* _DIRECTION_
Without including any pictures, copy each entry below exactly.

A run of records:
%%
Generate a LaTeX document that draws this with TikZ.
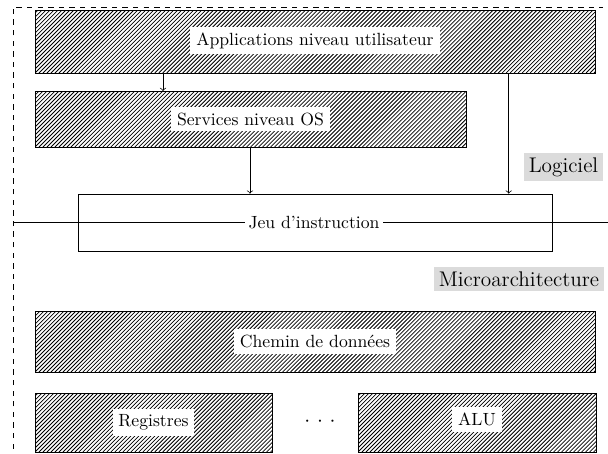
\documentclass[tikz,border=0pt]{standalone}
\begin{document}
\begin{tikzpicture}[x=0.566pt,y=-0.566pt,
  hatch/.style={path picture={
    \foreach \k in {-20,...,145}
      \draw[line width=0.45pt]
        ([xshift=\k*2.26pt]path picture bounding box.south west) -- ++(60pt,60pt);}},
  layer/.style={draw,hatch},
  lbl/.style={fill=white,inner sep=3.33pt},
  tag/.style={fill=black!14,inner sep=2.5pt,font=\large},
  link/.style={->}]
\useasboundingbox (0,0) rectangle (608,453);
% outer dashed frame (software side)
\draw[dashed] (13,470) -- (13,7) -- (603,7);
% software layers
\draw[layer] (35,10) rectangle (595,73);
\node[lbl] (app) at (315,40.5) {Applications niveau utilisateur};
\draw[layer] (35,91) rectangle (466,147);
\node[lbl] (os) at (250.5,119) {Services niveau OS};
% instruction set interface
\draw (13,222.5) -- (608,222.5);
\node[draw,minimum width=474*0.566pt,minimum height=57*0.566pt] (isa) at (315,222.5) {};
\node[fill=white,inner sep=2pt] (isalbl) at (314,222.5) {Jeu d'instruction};
% hardware layers
\draw[layer] (35,311) rectangle (595,372);
\node[lbl] (dp) at (315,341.5) {Chemin de donn\'ees};
\draw[layer] (35,393) rectangle (272,452);
\node[lbl] (reg) at (153.5,422.5) {Registres};
\draw[layer] (358,393) rectangle (596,452);
\node[lbl] (alu) at (477,419.5) {ALU};
\node[inner sep=0pt,font=\large] (dots) at (320,421.7) {${\cdot}\kern3.8pt{\cdot}\kern3.8pt{\cdot}$};
% connectors
\coordinate (appb1) at (163,73);
\coordinate (osT) at (163,91);
\coordinate (appb2) at (508.7,73);
\coordinate (osB) at (250,147);
\draw[link] (appb1) -- (osT);
\draw[link] (osB) -- (osB |- isa.north);
\draw[link] (appb2) -- (appb2 |- isa.north);
% level tags
\node[tag] (sw) at (563.5,167) {Logiciel};
\node[tag] (hw) at (519,279) {Microarchitecture};
\end{tikzpicture}
\end{document}
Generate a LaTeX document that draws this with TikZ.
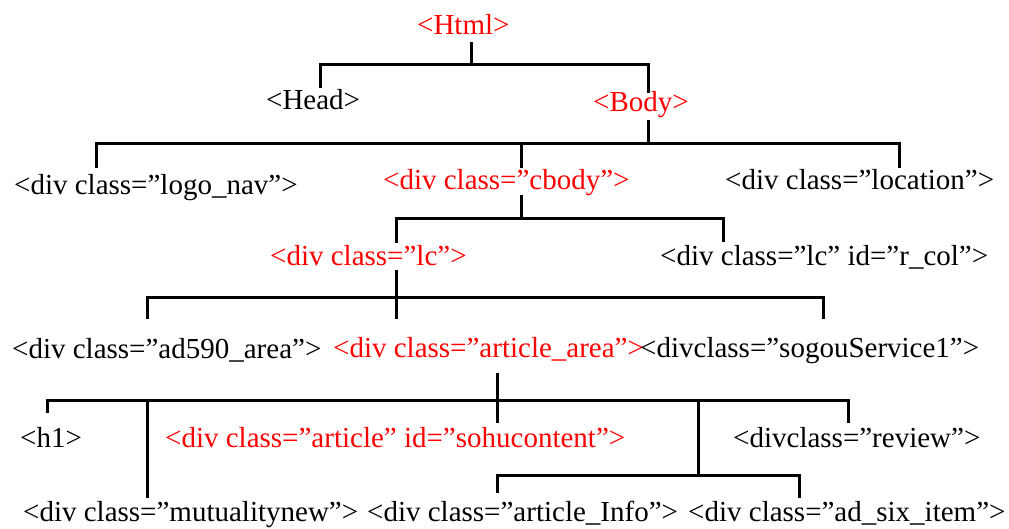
%%
* _TASK RESPONSE_
Generate a LaTeX document that draws this with TikZ.
\documentclass[tikz,border=0pt]{standalone}
\begin{document}
\begin{tikzpicture}[x=0.566pt,y=-0.566pt,
  hatch/.style={path picture={
    \foreach \k in {-20,...,145}
      \draw[line width=0.45pt]
        ([xshift=\k*2.26pt]path picture bounding box.south west) -- ++(60pt,60pt);}},
  layer/.style={draw,hatch},
  lbl/.style={fill=white,inner sep=3.33pt},
  tag/.style={fill=black!14,inner sep=2.5pt,font=\large},
  link/.style={->}]
\useasboundingbox (0,0) rectangle (608,453);
% outer dashed frame (software side)
\draw[dashed] (13,470) -- (13,7) -- (603,7);
% software layers
\draw[layer] (35,10) rectangle (595,73);
\node[lbl] (app) at (315,40.5) {Applications niveau utilisateur};
\draw[layer] (35,91) rectangle (466,147);
\node[lbl] (os) at (250.5,119) {Services niveau OS};
% instruction set interface
\draw (13,222.5) -- (608,222.5);
\node[draw,minimum width=474*0.566pt,minimum height=57*0.566pt] (isa) at (315,222.5) {};
\node[fill=white,inner sep=2pt] (isalbl) at (314,222.5) {Jeu d'instruction};
% hardware layers
\draw[layer] (35,311) rectangle (595,372);
\node[lbl] (dp) at (315,341.5) {Chemin de donn\'ees};
\draw[layer] (35,393) rectangle (272,452);
\node[lbl] (reg) at (153.5,422.5) {Registres};
\draw[layer] (358,393) rectangle (596,452);
\node[lbl] (alu) at (477,419.5) {ALU};
\node[inner sep=0pt,font=\large] (dots) at (320,421.7) {${\cdot}\kern3.8pt{\cdot}\kern3.8pt{\cdot}$};
% connectors
\coordinate (appb1) at (163,73);
\coordinate (osT) at (163,91);
\coordinate (appb2) at (508.7,73);
\coordinate (osB) at (250,147);
\draw[link] (appb1) -- (osT);
\draw[link] (osB) -- (osB |- isa.north);
\draw[link] (appb2) -- (appb2 |- isa.north);
% level tags
\node[tag] (sw) at (563.5,167) {Logiciel};
\node[tag] (hw) at (519,279) {Microarchitecture};
\end{tikzpicture}
\end{document}
Generate a LaTeX document that draws this with TikZ.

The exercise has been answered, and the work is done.